Von der Fussgängerdomäne zum Gefahrenort

Immer wieder haben Kunstschaffende, Landschaftsarchitekt:innen und Wissenschaftler:innen auf die dominante Lesart von Strassenräumen hingewiesen und diese in Frage gestellt. Wie wir Räume verwenden, hängt besonders mit unserer Sozialisierung und vorgeprägten Wahrnehmungsmustern zusammen. Wenn wir Teil einer Gesellschaft werden, lernen wir Räume zu lesen. Und wir verbinden sie automatisch mit spezifischen Nutzungen. Landschaft – und damit auch Strassenraum –, sagt der Soziologe Lucius Burckhardt, sei deshalb vor allem im Kopf der Betrachterin zu suchen und nicht in erster Linie in den Erscheinungen der Umwelt.

Stadtkinder werden so zu Stadtmenschen. Dreht sich der Alltag zunächst um die Wohnung, so eröffnet sich ihnen Stück für Stück die Welt. Doch gleich nach der Haustüre beginnen die Mahnrufe und Warnungen. Draussen lauert eine gefährliche Welt. Die Aneignung des städtischen Raums hört da auf, wo der Verkehr beginnt – spätestens an der Grenze von Trottoir und Strasse. Der Strassenraum prägt das Aufwachsen in der Stadt. Die Sozialisierung im Stadtraum ist umrahmt und stets begleitet vom Verkehr. Sich kleinräumig frei darin zu bewegen, bleibt den meisten Kindern verwehrt. Trotz technologischem und gesellschaftlichem Wandel halten sich diese Rahmenbedingungen und die dadurch begründeten Wahrnehmungsmuster hartnäckig.

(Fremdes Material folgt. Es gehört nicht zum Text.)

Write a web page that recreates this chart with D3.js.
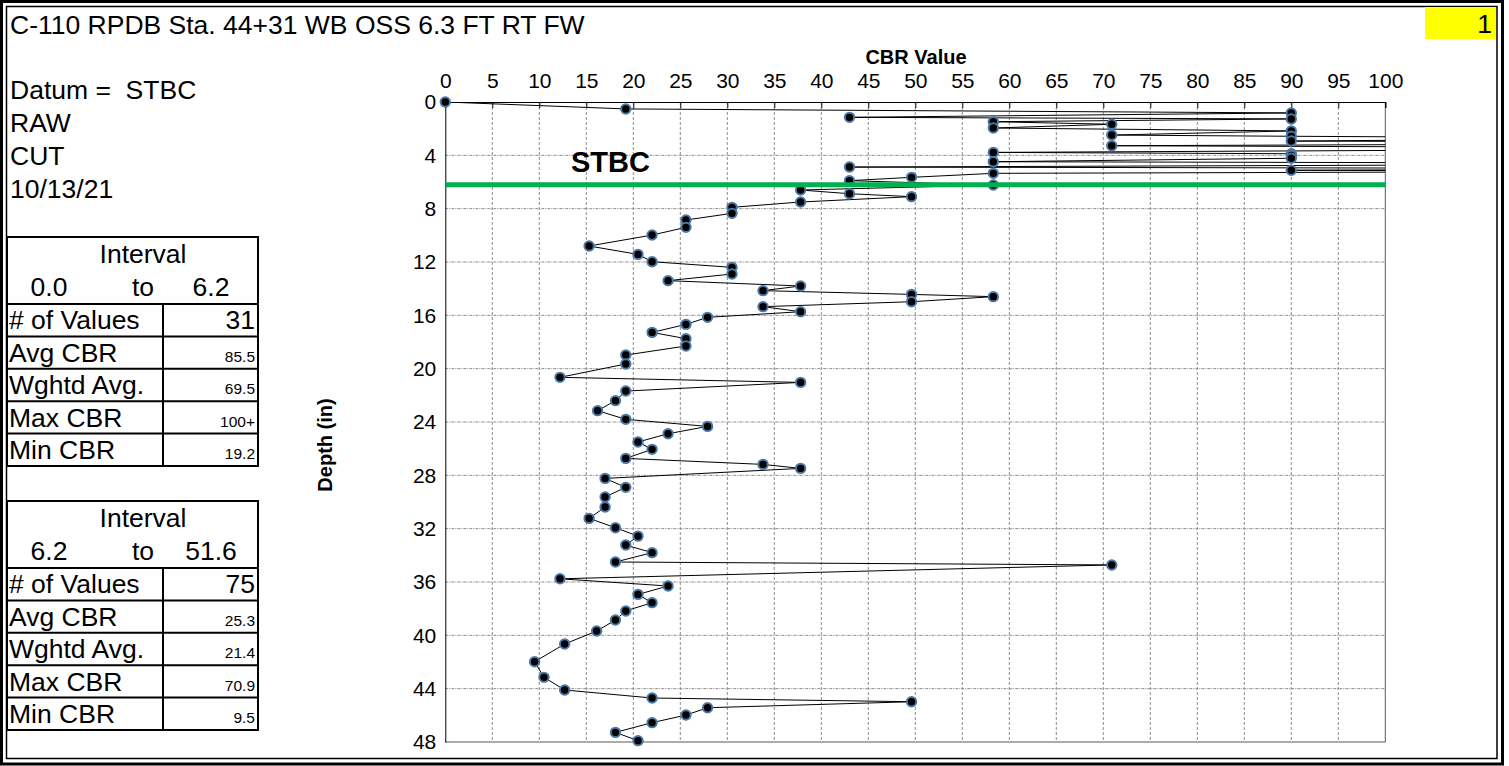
<!DOCTYPE html>
<html>
<head>
<meta charset="utf-8">
<script src="https://cdn.jsdelivr.net/npm/d3@7"></script>
<style>
  body { margin: 0; background: #fff; }
  svg { display: block; }
  text { font-family: "Liberation Sans", Arial, sans-serif; fill: #000; white-space: pre; }
</style>
</head>
<body>
<svg id="chart" width="1509" height="766"></svg>
<script>
// ---- Sounding data: depth below datum (in) and CBR reading ----
const depthIn = [
  0.00, 0.52, 0.82, 1.15, 1.27, 1.48, 1.67, 1.95, 2.17, 2.48,
  2.57, 2.72, 2.93, 3.05, 3.15, 3.28, 3.45, 3.60, 3.78, 3.88,
  4.00, 4.22, 4.48, 4.62, 4.88, 5.00, 5.12, 5.20, 5.35, 5.65,
  5.90, 6.23,
  6.60, 6.88, 7.10, 7.50, 7.90, 8.35, 8.85, 9.40, 9.98, 10.80,
  11.43, 11.98, 12.40, 12.90, 13.40, 13.80, 14.15, 14.43, 14.60, 14.98,
  15.35, 15.73, 16.15, 16.68, 17.28, 17.75, 18.30, 18.98, 19.65, 20.65,
  21.03, 21.68, 22.40, 23.15, 23.80, 24.33, 24.88, 25.50, 26.05, 26.73,
  27.18, 27.48, 28.23, 28.90, 29.62, 30.38, 31.23, 31.93, 32.56, 33.23,
  33.80, 34.50, 34.72, 35.76, 36.30, 36.93, 37.55, 38.17, 38.85, 39.68,
  40.65, 41.98, 43.15, 44.10, 44.70, 44.98, 45.43, 45.98, 46.55, 47.28,
  47.90, 48.60, 49.90, 51.60
];
const cbrValue = [
  0.0, 19.2, 90.0, 43.0, 90.0, 58.3, 70.9, 58.3, 90.0, 70.9,
  90.0, 130, 90.0, 160, 120, 70.9, 140, 110, 58.3, 90.0,
  90.0, 90.0, 58.3, 150, 43.0, 140, 90.0, 130, 58.3, 49.6,
  43.0, 58.3,
  37.8, 43.0, 49.6, 37.8, 30.5, 30.5, 25.6, 25.6, 22.0, 15.3,
  20.5, 22.0, 30.5, 30.5, 23.7, 37.8, 33.8, 49.6, 58.3, 49.6,
  33.8, 37.8, 27.9, 25.6, 22.0, 25.6, 25.6, 19.2, 19.2, 12.2,
  37.8, 19.2, 18.1, 16.2, 19.2, 27.9, 23.7, 20.5, 22.0, 19.2,
  33.8, 37.8, 17.0, 19.2, 17.0, 17.0, 15.3, 18.1, 20.5, 19.2,
  22.0, 18.1, 70.9, 12.2, 23.7, 20.5, 22.0, 19.2, 18.1, 16.1,
  12.7, 9.5, 10.5, 12.7, 22.0, 49.6, 27.9, 25.6, 22.0, 18.1,
  20.5, 23.7, 19.2, 22.0
];

// ---- Axis ticks and reference line ----
const cbrTicks = d3.range(0, 101, 5);
const depthTicks = d3.range(0, 49, 4);
const datumDepth = 6.2;
const datumLabel = "STBC";

// ---- Header text ----
const titleText = "C-110 RPDB Sta. 44+31 WB OSS 6.3 FT RT FW";
const pageNumber = "1";
const headerLines = ["Datum =  STBC", "RAW", "CUT", "10/13/21"];

// ---- Interval summary tables ----
const statLabels = ["# of Values", "Avg CBR", "Wghtd Avg.", "Max CBR", "Min CBR"];
const interval1Range = ["0.0", "to", "6.2"];
const interval1Values = ["31", "85.5", "69.5", "100+", "19.2"];
const interval2Range = ["6.2", "to", "51.6"];
const interval2Values = ["75", "25.3", "21.4", "70.9", "9.5"];

const svg = d3.select("#chart");
const bigFont = 26.5;

// Page frame (double rule)
svg.append("rect").attr("x", 1.5).attr("y", 1.5).attr("width", 1501).attr("height", 762.5)
  .attr("fill", "none").attr("stroke", "#000").attr("stroke-width", 3);
svg.append("rect").attr("x", 6.5).attr("y", 6.5).attr("width", 1490.5).attr("height", 752)
  .attr("fill", "none").attr("stroke", "#000").attr("stroke-width", 1.5);

// Page number badge
svg.append("rect").attr("x", 1425).attr("y", 7).attr("width", 71).attr("height", 32).attr("fill", "#ffff00");
svg.append("text").attr("x", 1492).attr("y", 33).attr("text-anchor", "end")
  .attr("font-size", bigFont).text(pageNumber);

// Title + header block
svg.append("text").attr("x", 10).attr("y", 34).attr("font-size", bigFont).text(titleText);
svg.selectAll("text.hdr").data(headerLines).join("text").attr("class", "hdr")
  .attr("x", 10).attr("y", (d, i) => 99 + i * 33).attr("font-size", bigFont).text(d => d);

// Summary tables
function drawTable(top, range, values) {
  const g = svg.append("g");
  const left = 7, right = 258, split = 163, headH = 67, rowH = 32.4;
  const bottom = top + headH + rowH * statLabels.length;
  g.append("rect").attr("x", left).attr("y", top).attr("width", right - left).attr("height", bottom - top)
    .attr("fill", "#fff").attr("stroke", "#000").attr("stroke-width", 2);
  statLabels.forEach((lab, i) => {
    const y0 = top + headH + i * rowH;
    g.append("line").attr("x1", left).attr("x2", right).attr("y1", y0).attr("y2", y0)
      .attr("stroke", "#000").attr("stroke-width", 2);
    g.append("text").attr("x", 9).attr("y", y0 + rowH - 7).attr("font-size", bigFont).text(lab);
    g.append("text").attr("x", 255).attr("y", y0 + rowH - 7).attr("text-anchor", "end")
      .attr("font-size", i === 0 ? bigFont : 15.5).text(values[i]);
  });
  g.append("line").attr("x1", split).attr("x2", split).attr("y1", top + headH).attr("y2", bottom)
    .attr("stroke", "#000").attr("stroke-width", 2);
  g.append("text").attr("x", 143).attr("y", top + 26).attr("text-anchor", "middle").attr("font-size", bigFont).text("Interval");
  [49, 143, 211].forEach((cx, i) => {
    g.append("text").attr("x", cx).attr("y", top + 59).attr("text-anchor", "middle")
      .attr("font-size", bigFont).text(range[i]);
  });
}
drawTable(237, interval1Range, interval1Values);
drawTable(501, interval2Range, interval2Values);

// ---- Plot ----
const x = d3.scaleLinear().domain([0, 100]).range([445.3, 1385.3]);
const y = d3.scaleLinear().domain([0, 48]).range([102, 742]);

svg.append("defs").append("clipPath").attr("id", "plotClip")
  .append("rect").attr("x", x(0)).attr("y", y(0)).attr("width", x(100) - x(0)).attr("height", y(48) - y(0));

// Gridlines
const grid = svg.append("g");
grid.selectAll("line.v").data(cbrTicks.filter(t => t > 0 && t < 100)).join("line").attr("class", "v")
  .attr("x1", d => x(d)).attr("x2", d => x(d)).attr("y1", y(0)).attr("y2", y(48))
  .attr("stroke", "#8c8c8c").attr("stroke-width", 1).attr("stroke-dasharray", "3,2");
grid.selectAll("line.h").data(depthTicks.filter(t => t > 0 && t < 48)).join("line").attr("class", "h")
  .attr("x1", x(0)).attr("x2", x(100)).attr("y1", d => y(d)).attr("y2", d => y(d))
  .attr("stroke", "#8c8c8c").attr("stroke-width", 1).attr("stroke-dasharray", "3,1,1,1");

// Plot border
svg.append("line").attr("x1", x(100)).attr("x2", x(100)).attr("y1", y(0)).attr("y2", y(48)).attr("stroke", "#595959");
svg.append("line").attr("x1", x(0)).attr("x2", x(100)).attr("y1", y(48)).attr("y2", y(48)).attr("stroke", "#595959");

// Axes
const xAxis = d3.axisTop(x).tickValues(cbrTicks).tickSize(-6).tickPadding(14).tickFormat(d3.format("d"));
const gx = svg.append("g").attr("transform", `translate(0,${y(0)})`).call(xAxis);
gx.select(".domain").attr("stroke", "#000");
gx.selectAll(".tick line").attr("stroke", "#000");
gx.selectAll(".tick text").attr("font-size", 21).attr("font-family", null);

const yAxis = d3.axisLeft(y).tickValues(depthTicks).tickSize(0).tickPadding(9).tickFormat(d3.format("d"));
const gy = svg.append("g").attr("transform", `translate(${x(0)},0)`).call(yAxis);
gy.select(".domain").attr("stroke", "#000");
gy.selectAll(".tick text").attr("font-size", 21).attr("font-family", null);

svg.append("text").attr("x", 916).attr("y", 64).attr("text-anchor", "middle")
  .attr("font-size", 20).attr("font-weight", "bold").text("CBR Value");
svg.append("text").attr("transform", "translate(332,445) rotate(-90)").attr("text-anchor", "middle")
  .attr("font-size", 20).attr("font-weight", "bold").text("Depth (in)");

// Data line
const pts = depthIn.map((d, i) => ({ depth: d, cbr: cbrValue[i] }));
svg.append("path").datum(pts).attr("clip-path", "url(#plotClip)")
  .attr("fill", "none").attr("stroke", "#000").attr("stroke-width", 1)
  .attr("d", d3.line().x(d => x(d.cbr)).y(d => y(d.depth)));

// Markers (readings inside the axis range)
svg.selectAll("circle.pt").data(pts.filter(p => p.cbr <= 100 && p.depth <= 48)).join("circle").attr("class", "pt")
  .attr("cx", d => x(d.cbr)).attr("cy", d => y(d.depth)).attr("r", 4.7)
  .attr("fill", "#000").attr("stroke", "#4a78a8").attr("stroke-width", 2);

// Datum line
svg.append("line").attr("x1", x(0)).attr("x2", x(100)).attr("y1", y(datumDepth)).attr("y2", y(datumDepth))
  .attr("stroke", "#00b050").attr("stroke-width", 5);
svg.append("text").attr("x", 571).attr("y", 172).attr("font-family", "Lato, 'Open Sans', sans-serif")
  .attr("font-size", 29).attr("font-weight", "bold").text(datumLabel);
</script>
</body>
</html>
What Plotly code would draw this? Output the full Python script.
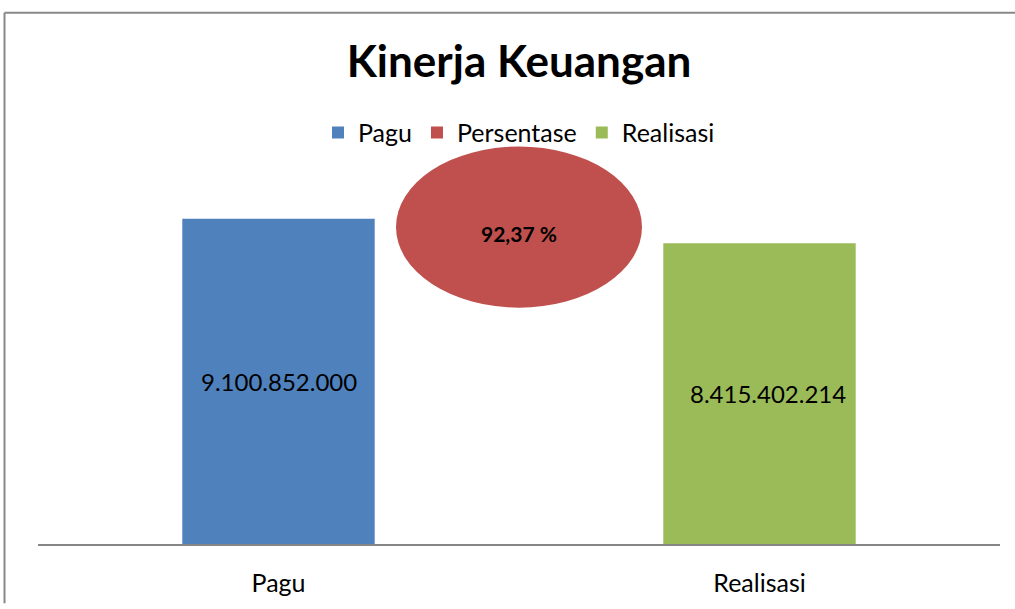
import plotly.graph_objects as go

# ---- data ----
categories = ["Pagu", "Realisasi"]
pagu_values = [9100852000]
realisasi_values = [8415402214]
pagu_labels = ["9.100.852.000"]
realisasi_labels = ["8.415.402.214"]
persentase_value = 92.37
persentase_label = "92,37 %"
legend_names = ["Pagu", "Persentase", "Realisasi"]

# ---- style ----
BLUE = "#4F81BD"
RED = "#C0504D"
GREEN = "#9BBB59"
FONT = "Lato"
W, H = 1015, 609
ML, MR, MT, MB = 38, 15, 115, 60
Y_MAX = 1.2e10
BAR_W = 0.4
ELL_CX, ELL_CY = 0.5, 8.865e9      # ellipse centre (x category units, y value units)
ELL_RX, ELL_RY = 0.2557, 2.254e9   # ellipse semi-axes

fig = go.Figure()
fig.add_trace(go.Bar(
    x=[categories[0]], y=pagu_values, name=legend_names[0],
    marker=dict(color=BLUE, line=dict(width=0)), width=BAR_W, hoverinfo="skip",
))
fig.add_trace(go.Bar(
    x=[None], y=[None], name=legend_names[1],
    marker=dict(color=RED, line=dict(width=0)), hoverinfo="skip",
))
fig.add_trace(go.Bar(
    x=[categories[1]], y=realisasi_values, name=legend_names[2],
    marker=dict(color=GREEN, line=dict(width=0)), width=BAR_W, hoverinfo="skip",
))

# data labels centred in bars
for cat, vals, labs, xs in ((categories[0], pagu_values, pagu_labels, 0),
                            (categories[1], realisasi_values, realisasi_labels, 8)):
    fig.add_annotation(x=cat, y=vals[0] / 2, xref="x", yref="y", text=labs[0],
                       showarrow=False, xshift=xs,
                       font=dict(family=FONT, size=24, color="black"))

# persentase ellipse
fig.add_shape(type="circle", xref="x", yref="y",
              x0=ELL_CX - ELL_RX, x1=ELL_CX + ELL_RX,
              y0=ELL_CY - ELL_RY, y1=ELL_CY + ELL_RY,
              fillcolor=RED, line=dict(width=0), layer="above")
fig.add_annotation(x=ELL_CX, y=ELL_CY, xref="x", yref="y", text="<b>" + persentase_label + "</b>",
                   showarrow=False, yshift=-6, font=dict(family=FONT, size=21, color="black"))

# outer border (left + top)
pw = W - ML - MR
ph = H - MT - MB
lx = (4.5 - ML) / pw
ty = (H - MB - 11.5) / ph
rx = (W - ML) / pw
by = -MB / ph
fig.add_shape(type="line", xref="paper", yref="paper", x0=lx, x1=rx, y0=ty, y1=ty,
              line=dict(color="#888888", width=2))
fig.add_shape(type="line", xref="paper", yref="paper", x0=lx, x1=lx, y0=ty, y1=by,
              line=dict(color="#888888", width=2))

fig.update_layout(
    width=W, height=H,
    margin=dict(l=ML, r=MR, t=MT, b=MB),
    paper_bgcolor="white", plot_bgcolor="white",
    barmode="overlay",
    title=dict(text="<b>Kinerja Keuangan</b>", x=0.5, xref="paper", xanchor="center",
               y=1 - 62 / H, yref="container", yanchor="middle",
               font=dict(family=FONT, size=44, color="black")),
    legend=dict(orientation="h", x=0.5, xanchor="center", xref="paper",
                y=(H - MB - 133) / ph, yanchor="middle",
                font=dict(family=FONT, size=25, color="black"),
                bgcolor="rgba(0,0,0,0)", itemclick=False, traceorder="normal"),
    xaxis=dict(type="category", categoryorder="array", categoryarray=categories,
               range=[-0.5, 1.5], showgrid=False, showline=True, linecolor="#868686", linewidth=2,
               ticks="", ticklabelstandoff=16,
               tickfont=dict(family=FONT, size=25, color="black"), zeroline=False),
    yaxis=dict(range=[0, Y_MAX], visible=False, showgrid=False, zeroline=False),
    showlegend=True,
)

fig.write_html("out.html", config={"displayModeBar": False},
               post_script="document.body.style.margin='0';document.body.style.overflow='hidden';")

Drehen wir das Rad der Zeit 100 Jahre zurück, sind wir mit einem gänzlich anderen Strassenraum konfrontiert – einem, der noch primär durch Fussgänger:innen, Fahrradverkehr und Fuhrwerke geprägt ist. Eindrücklich zeigt dies ein Entscheid des Aargauer Obergerichts aus dem Jahr 1922. Darin heisst es, «dass ein Fussgänger auf der Strasse vollständig frei ist, wo er gehen will, dass ferner nicht nur normalhörige, sondern auch schwerhörige Personen, ja sogar Taubstumme und Leute mit sehr schweren Holzschuhen die Strasse betreten dürfen. Denn sie gefährden andere nicht; das Gefahrenmoment aber schafft das Automobil, das mit bedeutend grösserer Schnelligkeit als der Fussgänger sich fortbewegt.»

Innert weniger Jahrzehnte wird die Strasse von der Fussgängerdomäne und vom primären Spielraum zum Gefahrenort. Dies beschreibt die Historikerin Erika Flückiger Strebel in ihrer 2014 erschienenen Geschichte des Fuss- und Langsamverkehrs in der Schweiz. Mit viel Aufwand und wirksam wird ein neues Wahrnehmungsmuster des Strassenraums befördert: «Sowohl im realen Strassenverkehr wie auch im gesellschaftlichen Diskurs wurde der Fussverkehr (…) in der Zwischenkriegszeit mehr und mehr in den Hintergrund gedrängt.» Ihre «radikale Verdrängung aus dem Strassenraum» erfuhren die Fussgänger:innen «mit der Massenmotorisierung nach dem Zweiten Weltkrieg».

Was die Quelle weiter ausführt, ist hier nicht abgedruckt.